Tanto los ceutíes como el resto de españoles nos merecemos que lo que ocurre en Catalunya sea tratado con más rigor, menos apasionamientos y sin trampas partidistas, pues nos encontramos ante un tema que ha atravesado, desde siempre, la historia de nuestro país. Da igual a qué periodo histórico nos remontemos, el encaje de las naciones periféricas siempre ha sido cuestión central en la agenda política. Tres fueron los principales problemas políticos que la II República Española trató de resolver: separación Iglesia-Estado, reforma agraria y configuración territorial del Estado. Por supuesto, se encontró con la oposición directa del clero en el primer caso, de la burguesía agraria en el segundo y de las élites militares en el tercero, sectores que encabezarían un golpe de Estado que se saldaría con una dictadura que prohibiría cualquier debate durante cuarenta años. En la Transición, la discusión se retomó. Como recuerda Enric Juliana en un reciente artículo titulado “Naciones”, el PSOE, desaparecido durante la dictadura y renacido en Suresnes, recogerá en sus estatutos el derecho de autodeterminación y sólo dejará de hablar de ello tras el fallido golpe de Tejero en 1981. En ese sentido, el 23-F fue un éxito.

Hay ciertos temas en nuestro país que, desde ciertos estamentos, nunca se han querido discutir y que siempre se han zanjado mediante patadas en la puerta, pronunciamientos militares e imposiciones.
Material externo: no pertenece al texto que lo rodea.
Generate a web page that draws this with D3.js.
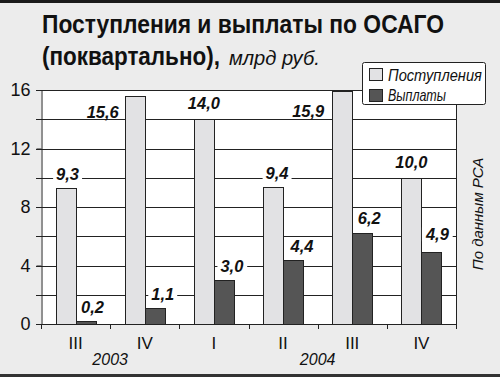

Algunos, con sus algarabías y sus apelaciones al miedo, desean que esto continúe siendo así, ignorando que en Catalunya existe un problema que, siguiendo al Catedrático de Derecho Constitucional, Javier Pérez Royo, “ya no tiene solución dentro de la Constitución y que, por lo tanto, requiere de una respuesta política a la que luego habrá que darle forma jurídica”. Porque es la democracia la que es la base de la ley y no al revés. Quien no entiende esto no sólo no es demócrata, sino que tampoco quiere a su país. Por muchas banderas que bese.